Starting at the first line of the listing below, repeat each line up to and including the one containing "Study population:\\ ≥18". Leave out pictures.

(Plotting code records)
━━━━━━━━

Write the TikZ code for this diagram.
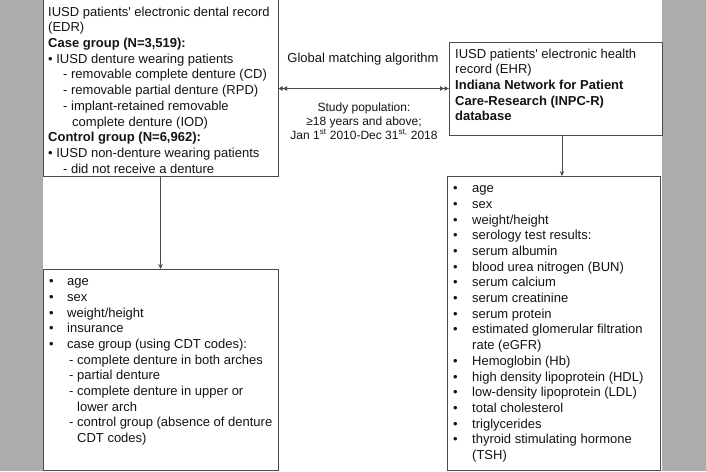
\documentclass[tikz,border=0pt]{standalone}
\usepackage{fontspec}
\setmainfont{Liberation Sans}
\usetikzlibrary{arrows.meta}
\definecolor{bgband}{RGB}{172,172,172}
\definecolor{frame}{RGB}{75,75,75}
\definecolor{ink}{RGB}{20,20,20}
\newcommand{\bul}[1]{\makebox[#1][l]{\textbullet}}
\begin{document}
\begin{tikzpicture}[x=1pt,y=-1pt,
  box/.style={draw=frame, line width=0.8pt, inner sep=0pt, outer sep=0pt, anchor=north west, fill=white},
  txt/.style={anchor=north west, inner sep=0pt, align=left, text=ink, font=\fontsize{13}{15.7}\selectfont},
  arr/.style={draw=frame, line width=0.8pt, -{Stealth[length=5pt,width=4.5pt]}},
  dbl/.style={draw=frame, line width=0.8pt, {Latex[length=4.5pt,width=5pt]Latex[length=4.5pt,width=5pt]}-{Latex[length=4.5pt,width=5pt]Latex[length=4.5pt,width=5pt]}}
]
\useasboundingbox (0,0) rectangle (706,471);
\clip (0,0) rectangle (706,471);
\fill[bgband] (0,0) rectangle (706,471);
\fill[white] (43,0) rectangle (662,471);

% boxes
\node[box, minimum width=235pt, minimum height=186pt] (edr) at (43,-10) {};
\node[box, minimum width=235pt, minimum height=201pt] (edrvars) at (43,269) {};
\node[box, minimum width=213pt, minimum height=93pt] (ehr) at (449,42) {};
\node[box, minimum width=213pt, minimum height=294pt] (ehrvars) at (447,176) {};

% connectors
\draw[arr] (edr.south) -- (edrvars.north);
\draw[arr] ([xshift=6.5pt]ehr.south) -- ([xshift=6.5pt]ehr.south |- ehrvars.north);
\draw[dbl] (edr.east |- ehr.west) -- (ehr.west);

% middle labels
\node[anchor=base, inner sep=0pt, text=ink, font=\fontsize{13}{15.7}\selectfont] (gma) at (363,62) {Global matching algorithm};
\node[anchor=north, inner sep=0pt, align=center, text=ink, font=\fontsize{12}{14}\selectfont] (studypop) at (364,101)
  {\strut Study population:\\ ≥18 years and above;\\ Jan 1\textsuperscript{st} 2010-Dec 31\textsuperscript{st,} 2018};

% box texts
\node[txt] (edrtext) at (48,5) {\strut IUSD patients\textquotesingle{} electronic dental record\\
(EDR)\\
\textbf{Case group (N=3,519):}\\
\textbullet{} IUSD denture wearing patients\\
\hspace*{15pt}- removable complete denture (CD)\\
\hspace*{15pt}- removable partial denture (RPD)\\
\hspace*{15pt}- implant-retained removable\\
\hspace*{24pt}complete denture (IOD)\\
\textbf{Control group (N=6,962):}\\
\textbullet{} IUSD non-denture wearing patients\\
\hspace*{15pt}- did not receive a denture};

\node[txt] (edrvarstext) at (49,274.5) {\strut\bul{18pt}age\\
\bul{18pt}sex\\
\bul{18pt}weight/height\\
\bul{18pt}insurance\\
\bul{18pt}case group (using CDT codes):\\
\hspace*{20pt}- complete denture in both arches\\
\hspace*{20pt}- partial denture\\
\hspace*{20pt}- complete denture in upper or\\
\hspace*{28pt}lower arch\\
\hspace*{20pt}- control group (absence of denture\\
\hspace*{28pt}CDT codes)};

\node[txt] (ehrtext) at (455,47) {\strut IUSD patients\textquotesingle{} electronic health\\
record (EHR)\\
\textbf{Indiana Network for Patient}\\
\textbf{Care-Research (INPC-R)}\\
\textbf{database}};

\node[txt] (ehrvarstext) at (453,181.5) {\strut\bul{19pt}age\\
\bul{19pt}sex\\
\bul{19pt}weight/height\\
\bul{19pt}serology test results:\\
\bul{19pt}serum albumin\\
\bul{19pt}blood urea nitrogen (BUN)\\
\bul{19pt}serum calcium\\
\bul{19pt}serum creatinine\\
\bul{19pt}serum protein\\
\bul{19pt}estimated glomerular filtration\\
\hspace*{19pt}rate (eGFR)\\
\bul{19pt}Hemoglobin (Hb)\\
\bul{19pt}high density lipoprotein (HDL)\\
\bul{19pt}low-density lipoprotein (LDL)\\
\bul{19pt}total cholesterol\\
\bul{19pt}triglycerides\\
\bul{19pt}thyroid stimulating hormone\\
\hspace*{19pt}(TSH)};
\end{tikzpicture}
\end{document}
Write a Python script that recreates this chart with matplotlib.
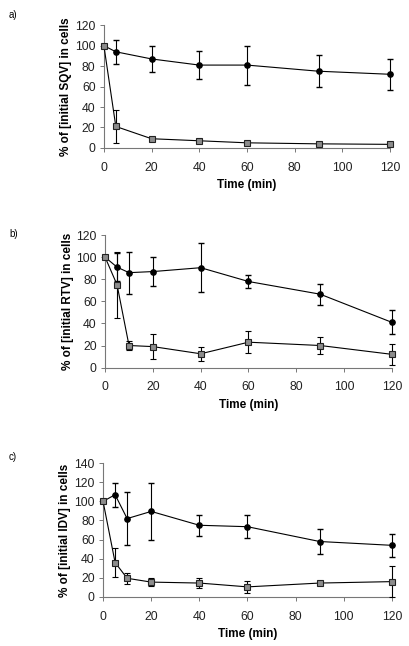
import matplotlib
matplotlib.use("Agg")
import matplotlib.pyplot as plt

plt.rcParams['font.family'] = ['Liberation Sans', 'DejaVu Sans']

# panel a) SQV
t_a = [0, 5, 20, 40, 60, 90, 120]
circ_a = [100, 94, 87, 81, 81, 75, 72]
circ_a_err = [0, 12, 13, 13.5, 19, 15.5, 15]
sq_a = [100, 21, 9, 7, 5, 4, 3.5]
sq_a_err = [0, 16, 1, 1, 1, 0.5, 0.5]

# panel b) RTV
t_b = [0, 5, 10, 20, 40, 60, 90, 120]
circ_b = [100, 91, 86, 87, 90.5, 78, 66.5, 41]
circ_b_err = [0, 13, 19, 13, 22, 5.5, 9.5, 11]
sq_b = [100, 75, 20, 19, 12.5, 23, 20, 12]
sq_b_err = [0, 30, 4.5, 11, 6.5, 10, 8, 9.8]

# panel c) IDV
t_c = [0, 5, 10, 20, 40, 60, 90, 120]
circ_c = [100, 107, 82, 89.5, 75, 73.5, 58, 54]
circ_c_err = [0, 12.5, 28, 29.5, 11, 12, 13.5, 12]
sq_c = [100, 36, 19.5, 15.5, 14.5, 10.5, 14.5, 16]
sq_c_err = [0, 15, 5.5, 4, 5.5, 6, 1, 16.5]

panels = [
    ("a)", "SQV", t_a, circ_a, circ_a_err, sq_a, sq_a_err, 120, [0.254, 0.771, 0.700, 0.190], 0.985),
    ("b)", "RTV", t_b, circ_b, circ_b_err, sq_b, sq_b_err, 120, [0.257, 0.431, 0.701, 0.205], 0.645),
    ("c)", "IDV", t_c, circ_c, circ_c_err, sq_c, sq_c_err, 140, [0.252, 0.076, 0.706, 0.207], 0.300),
]

fig = plt.figure(figsize=(4.09, 6.46), dpi=100)

for tag, drug, t, cv, ce, sv, se, ymax, rect, tag_y in panels:
    ax = fig.add_axes(rect)
    ax.errorbar(t, cv, yerr=ce, color='black', lw=0.8, elinewidth=0.8, capsize=2.5,
                marker='o', markersize=3.8, markerfacecolor='black', clip_on=False, zorder=3)
    ax.errorbar(t, sv, yerr=se, color='black', lw=0.8, elinewidth=0.8, capsize=2.5,
                marker='s', markersize=4.8, markerfacecolor='#8c8c8c', markeredgecolor='#222222',
                markeredgewidth=0.8, clip_on=False, zorder=3)
    ax.set_xlim(0, 120)
    ax.set_ylim(0, ymax)
    ax.set_xticks(range(0, 121, 20))
    ax.set_yticks(range(0, ymax + 1, 20))
    for s in ['top', 'right']:
        ax.spines[s].set_visible(False)
    for s in ['left', 'bottom']:
        ax.spines[s].set_color('#777777')
        ax.spines[s].set_linewidth(0.8)
    ax.tick_params(labelsize=8.8, length=3, width=0.7, color='#777777', labelcolor='#222222')
    ax.tick_params(axis='x', pad=7)
    ax.tick_params(axis='y', pad=3)
    ax.set_xlabel('Time (min)', fontsize=8.5, fontweight='bold', labelpad=4)
    ax.set_ylabel('% of [initial ' + drug + '] in cells', fontsize=8.5, fontweight='bold', labelpad=2)
    fig.text(0.022, tag_y, tag, fontsize=7, va='top')

fig.savefig('out.png', dpi=100)
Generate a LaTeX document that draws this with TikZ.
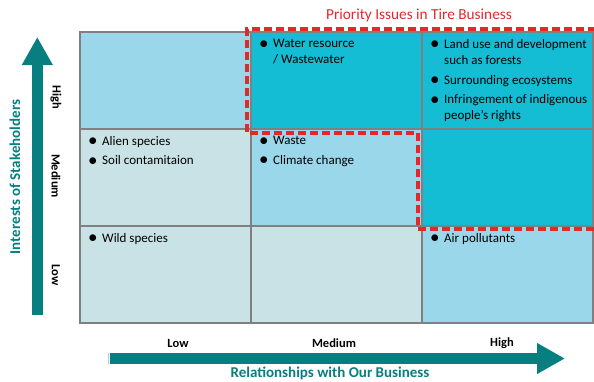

━━━━━━━━

Written answer:
Write the TikZ code for this diagram.
\documentclass[tikz,border=0pt]{standalone}
\usepackage{fontspec}
\setmainfont{Liberation Sans}
\usetikzlibrary{arrows.meta}
\definecolor{bgband}{RGB}{172,172,172}
\definecolor{frame}{RGB}{75,75,75}
\definecolor{ink}{RGB}{20,20,20}
\newcommand{\bul}[1]{\makebox[#1][l]{\textbullet}}
\begin{document}
\begin{tikzpicture}[x=1pt,y=-1pt,
  box/.style={draw=frame, line width=0.8pt, inner sep=0pt, outer sep=0pt, anchor=north west, fill=white},
  txt/.style={anchor=north west, inner sep=0pt, align=left, text=ink, font=\fontsize{13}{15.7}\selectfont},
  arr/.style={draw=frame, line width=0.8pt, -{Stealth[length=5pt,width=4.5pt]}},
  dbl/.style={draw=frame, line width=0.8pt, {Latex[length=4.5pt,width=5pt]Latex[length=4.5pt,width=5pt]}-{Latex[length=4.5pt,width=5pt]Latex[length=4.5pt,width=5pt]}}
]
\useasboundingbox (0,0) rectangle (706,471);
\clip (0,0) rectangle (706,471);
\fill[bgband] (0,0) rectangle (706,471);
\fill[white] (43,0) rectangle (662,471);

% boxes
\node[box, minimum width=235pt, minimum height=186pt] (edr) at (43,-10) {};
\node[box, minimum width=235pt, minimum height=201pt] (edrvars) at (43,269) {};
\node[box, minimum width=213pt, minimum height=93pt] (ehr) at (449,42) {};
\node[box, minimum width=213pt, minimum height=294pt] (ehrvars) at (447,176) {};

% connectors
\draw[arr] (edr.south) -- (edrvars.north);
\draw[arr] ([xshift=6.5pt]ehr.south) -- ([xshift=6.5pt]ehr.south |- ehrvars.north);
\draw[dbl] (edr.east |- ehr.west) -- (ehr.west);

% middle labels
\node[anchor=base, inner sep=0pt, text=ink, font=\fontsize{13}{15.7}\selectfont] (gma) at (363,62) {Global matching algorithm};
\node[anchor=north, inner sep=0pt, align=center, text=ink, font=\fontsize{12}{14}\selectfont] (studypop) at (364,101)
  {\strut Study population:\\ ≥18 years and above;\\ Jan 1\textsuperscript{st} 2010-Dec 31\textsuperscript{st,} 2018};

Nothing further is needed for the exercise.